ReVenge, un aviron océanique entièrement construit en carbone, incarne une initiative innovante et chargée d'émotion. L'histoire de ce bateau commence avec un rêve, celui d'un homme, Hervé Lalanne, dont la passion pour la voile et la mer a laissé une empreinte indélébile : battre un record de traversée de l'Atlantique à la rame. Emmanuelle Guillerm partage le défi que son ami s'était lancé, un projet qu'elle s'apprête à transformer en réalité, en lui rendant un hommage personnel.
Peux-tu nous raconter l'histoire derrière le projet ReVenge ?

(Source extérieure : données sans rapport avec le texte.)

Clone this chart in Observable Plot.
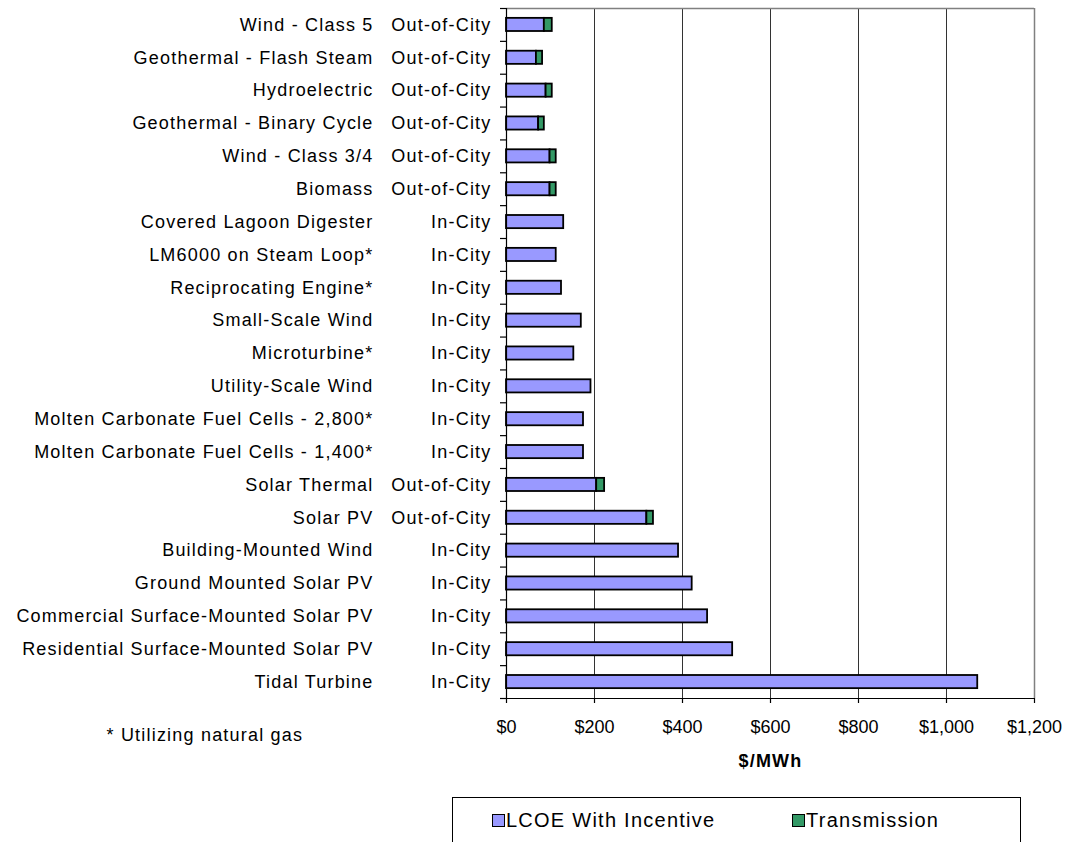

C'est un projet innovant et atypique, avec une histoire très singulière. Pour revenir à la genèse, j'ai eu des jumeaux qui ont aujourd'hui 16 ans. Après leur naissance, j'avais besoin de retrouver ma condition physique et sportive, donc j'ai cherché une clinique de rééducation proche de chez moi. C'est ainsi que j'ai rencontré Hervé Lalanne, un kinésithérapeute passionné de voile. Il avait construit son Mini 6.50 dans son garage pour participer à la Mini Transat de 1997. Pendant nos séances, il m'a expliqué qu'il construisait un nouveau bateau, cette fois inspiré de la traversée à la rame de Gérard d'Aboville en 1980. Son objectif était de construire un quelque chose de beaucoup plus léger, en carbone, pour traverser l'Atlantique à la rame et battre un record.
C'était un projet ambitieux. Pour ma part, même si je suis biologiste en environnement marin, je m'intéresse beaucoup à la construction navale et aux matériaux comme le carbone. Alors, je lui ai proposé un deal : je l'aidais à construire le bateau, et en échange, il m'apprenait les techniques de stratification, sous vide et par infusion. On travaillait une fois par semaine dans son garage, en avançant petit à petit. Hervé avait déjà fait les moules et ensemble, on a construit les deux demi-coques, les cloisons, et le poste de rame. Le bateau était basé sur un plan de Pierre Rolland, un architecte naval et ami d'Hervé.
Malheureusement, Hervé est tombé malade. Il ne m'en a pas parlé, mais il avait un cancer. Il a choisi de mettre fin à ses jours et m'a laissé le bateau en construction avec une petite enveloppe, et une lettre. Dans celle-ci, il me disait que si le cœur m'en disait, je pouvais terminer la construction du bateau et traverser l'Atlantique. Il n'y avait bien entendu aucune obligation, mais il évoquait cela dans son testament. En me retrouvant devant le notaire, j'ai réalisé l'ampleur de cette responsabilité. J'ai compris que si je ne terminais pas ce projet, je le regretterais toute ma vie. C'était la meilleure manière de lui rendre hommage.
As-tu bénéficié d'un accompagnement pour la finalisation des travaux ?
J'ai récupéré le bateau en septembre 2021, commencé les travaux en novembre et terminé début 2024. J'ai été hébergée par le chantier naval KVK à Brest où Guillaume Caudrelier et David Gourmelon m'ont encadrée pour la construction. Ils me donnaient une feuille de route chaque matin et je mettais en pratique leurs instructions.
Le Crédit Agricole m'a également soutenue, en me mettant en relation avec Arnaud Gourret. Et Christophe Monnier, un expert maritime de Brest, est venu évaluer le bateau lorsque j'avais des doutes, notamment sur le plan financier. La construction étant coûteuse, j'avais même pensé à le vendre. Christophe m'a encouragée à persévérer et a facilité le financement d'une partie du projet par le Crédit Agricole. Patrick Favre, qui avait déjà traversé l'Atlantique à la rame 8 fois et détenait plusieurs records, a aussi testé mon bateau et l'a validé. Il l'a trouvé très rapide et maniable.
Patrick m'a proposé de réaliser une première traversée en double sur le trajet Canaries-Guadeloupe, soit 3000 milles, en janvier 2025, pour tenter de battre le record de 43 jours et 15 heures actuellement détenu par un duo mixte anglais.
Est-ce que quelqu'un a eu l'honneur de baptiser ton aviron ?
Le bateau a été baptisé par Jean Le Cam pendant les fêtes maritimes. Lorsque mon histoire à été racontée à Jean, on lui a demandé s'il accepterait d'être le parrain de ReVenge et il a accepté avec enthousiasme. Le jour du baptême, il était assez stressé, car pour lui, si une bouteille ne casse pas, c'est un mauvais présage. Il a tapé la bouteille tellement fort qu'elle a littéralement explosé et tout le monde a été aspergé de champagne ! Cela a été un moment de grand soulagement pour lui, et pour moi, un instant riche en émotions. Jean Le Cam est un modèle pour moi et ce baptême symbolise mon attachement à la voile.